I want to write a program that needs 40-bit integers. The machine where I'm writing it has 64 bit integers, but I'd like to check inside the program whether there are 64-bit integers available.
How could I do that efficiently?
On a 64-bit machine, this seems to work:
~0 >= 2**63
Is that safe (read: "portable") on different architectures?
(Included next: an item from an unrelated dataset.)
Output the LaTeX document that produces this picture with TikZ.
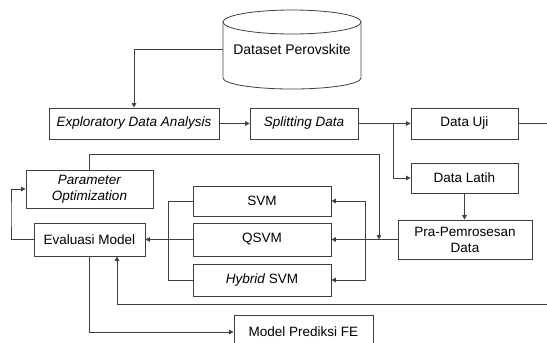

Thinking about the problem, I also wondered if the Perl compiler, or interpreter could make these results questionable for a future version of Perl:
DB<2> sub bittest { use integer; return ((1 << $_[0]) >> $_[0]) != 0; }
DB<3> x bittest 31
0 1
DB<4> x bittest 63
0 1
DB<5> x bittest 64
0 ''
CodePudding user response:
~0 is 18446744073709551615 on 64-bit systems, so
~0 == 18446744073709551615
~0 == 0xFFFFFFFFFFFFFFFF # (16 F's)
are efficient tests to see if you are on a 64-bit system.
I've only ever used Perl on 32-bit and 64-bit systems, but in case there are ever 39 and 41-bit systems, to use 40-bit integers you just need ~0 to be at least 2**40 - 1, or:
~0 >= 0xFFFFFFFFFF # (10 F's)
CodePudding user response:
If you need integers in the computer sense (IV/UV), you need them to at least 40 bits in size.
~0 >= 2**40-1
or
use Config qw( %Config );
$Config{uvsize} >= 8
uvsize refes to the size in bytes of such integers.
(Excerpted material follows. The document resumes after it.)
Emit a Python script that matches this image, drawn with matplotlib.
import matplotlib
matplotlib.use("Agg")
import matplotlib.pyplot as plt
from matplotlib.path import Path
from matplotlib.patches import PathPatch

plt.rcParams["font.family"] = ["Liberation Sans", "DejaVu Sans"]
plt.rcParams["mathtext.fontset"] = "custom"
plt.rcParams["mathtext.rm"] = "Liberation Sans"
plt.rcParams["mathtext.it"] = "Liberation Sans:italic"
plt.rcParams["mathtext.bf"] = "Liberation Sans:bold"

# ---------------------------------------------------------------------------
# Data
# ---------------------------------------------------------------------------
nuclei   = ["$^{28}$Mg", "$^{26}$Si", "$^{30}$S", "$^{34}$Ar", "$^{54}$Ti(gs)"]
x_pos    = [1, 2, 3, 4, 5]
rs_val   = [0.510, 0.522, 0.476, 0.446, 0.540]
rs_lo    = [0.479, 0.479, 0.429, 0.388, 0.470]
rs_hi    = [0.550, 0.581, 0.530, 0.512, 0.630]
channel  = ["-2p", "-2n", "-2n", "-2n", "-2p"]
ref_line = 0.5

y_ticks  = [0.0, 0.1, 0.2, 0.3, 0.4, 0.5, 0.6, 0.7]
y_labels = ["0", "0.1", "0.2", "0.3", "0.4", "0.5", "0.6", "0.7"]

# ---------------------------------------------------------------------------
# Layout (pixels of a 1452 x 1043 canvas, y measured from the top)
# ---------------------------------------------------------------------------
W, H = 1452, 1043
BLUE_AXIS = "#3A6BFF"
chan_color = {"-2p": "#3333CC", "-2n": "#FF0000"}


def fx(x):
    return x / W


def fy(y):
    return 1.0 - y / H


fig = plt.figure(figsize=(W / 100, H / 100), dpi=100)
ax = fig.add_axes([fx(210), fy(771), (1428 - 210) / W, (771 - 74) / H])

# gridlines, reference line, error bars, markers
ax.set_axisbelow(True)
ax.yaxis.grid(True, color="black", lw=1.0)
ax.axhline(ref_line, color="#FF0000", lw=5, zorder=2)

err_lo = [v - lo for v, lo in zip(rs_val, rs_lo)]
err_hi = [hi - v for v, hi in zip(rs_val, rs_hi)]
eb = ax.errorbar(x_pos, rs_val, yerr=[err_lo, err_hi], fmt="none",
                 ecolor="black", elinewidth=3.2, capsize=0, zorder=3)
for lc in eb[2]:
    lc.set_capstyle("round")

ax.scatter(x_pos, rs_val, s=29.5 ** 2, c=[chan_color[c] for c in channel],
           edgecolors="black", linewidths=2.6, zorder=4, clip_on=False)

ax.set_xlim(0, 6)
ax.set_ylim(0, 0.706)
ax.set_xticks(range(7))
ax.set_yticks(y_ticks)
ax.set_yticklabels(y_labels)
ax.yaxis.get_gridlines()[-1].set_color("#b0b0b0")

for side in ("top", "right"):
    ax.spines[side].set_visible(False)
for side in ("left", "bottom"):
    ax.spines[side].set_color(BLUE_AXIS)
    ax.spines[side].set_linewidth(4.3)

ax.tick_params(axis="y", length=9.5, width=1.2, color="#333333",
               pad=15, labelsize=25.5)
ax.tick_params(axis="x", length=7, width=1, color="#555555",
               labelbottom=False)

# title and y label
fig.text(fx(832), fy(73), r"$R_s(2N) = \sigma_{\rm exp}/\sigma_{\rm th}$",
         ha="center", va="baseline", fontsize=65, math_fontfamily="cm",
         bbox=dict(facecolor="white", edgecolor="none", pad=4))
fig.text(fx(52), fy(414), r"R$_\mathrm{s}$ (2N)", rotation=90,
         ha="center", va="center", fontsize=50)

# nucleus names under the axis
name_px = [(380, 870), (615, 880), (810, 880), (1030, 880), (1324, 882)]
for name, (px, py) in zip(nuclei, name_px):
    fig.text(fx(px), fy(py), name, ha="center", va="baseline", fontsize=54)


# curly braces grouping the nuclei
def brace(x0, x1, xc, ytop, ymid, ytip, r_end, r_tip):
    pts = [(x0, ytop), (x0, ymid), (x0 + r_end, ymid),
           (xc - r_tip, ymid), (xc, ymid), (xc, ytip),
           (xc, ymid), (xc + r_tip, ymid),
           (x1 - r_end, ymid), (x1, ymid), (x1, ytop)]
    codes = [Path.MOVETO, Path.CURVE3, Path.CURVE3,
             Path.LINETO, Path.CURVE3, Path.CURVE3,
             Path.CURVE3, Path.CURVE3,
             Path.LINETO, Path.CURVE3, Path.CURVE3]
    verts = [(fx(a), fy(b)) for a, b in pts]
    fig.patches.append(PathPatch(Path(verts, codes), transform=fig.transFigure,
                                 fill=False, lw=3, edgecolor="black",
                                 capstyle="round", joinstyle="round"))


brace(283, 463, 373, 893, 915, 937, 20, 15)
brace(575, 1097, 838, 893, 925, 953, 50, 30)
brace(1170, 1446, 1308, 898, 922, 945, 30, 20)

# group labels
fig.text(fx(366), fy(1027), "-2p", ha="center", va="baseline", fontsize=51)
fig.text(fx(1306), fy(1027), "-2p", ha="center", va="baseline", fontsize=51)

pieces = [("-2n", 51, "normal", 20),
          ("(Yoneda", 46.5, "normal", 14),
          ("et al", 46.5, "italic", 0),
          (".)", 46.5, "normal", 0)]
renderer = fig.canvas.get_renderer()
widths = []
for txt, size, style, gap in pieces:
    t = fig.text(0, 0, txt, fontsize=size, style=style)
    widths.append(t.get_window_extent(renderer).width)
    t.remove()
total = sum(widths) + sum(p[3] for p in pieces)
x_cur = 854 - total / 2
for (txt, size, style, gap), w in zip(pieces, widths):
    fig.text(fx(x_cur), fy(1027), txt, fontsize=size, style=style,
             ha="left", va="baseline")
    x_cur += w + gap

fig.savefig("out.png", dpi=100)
You need this if you use any of the following:
- the numbers as operands to bitwise operators
- the numbers as operands to
../... pack 'Q'/unpack 'Q'- hex literals larger than 0xFFFF_FFFF
If you need integers in the mathematical sense, floats (NV) with at least 40 bits of precision would also do.
use Config qw( %Config );
$Config{uvsize} >= 8 || eval($Config{nv_overflows_integers_at}) >= 2**40
Every integer up and including eval($Config{nv_overflows_integers_at}) can be represented exactly as an NV.
Note that every build of Perl should support at least 53 bits of precision.
For example, eval($Config{nv_overflows_integers_at}) evalutes to 9007199254740992 on my builds, which corresponds to 53 bits as per log(9007199254740992)/log(2).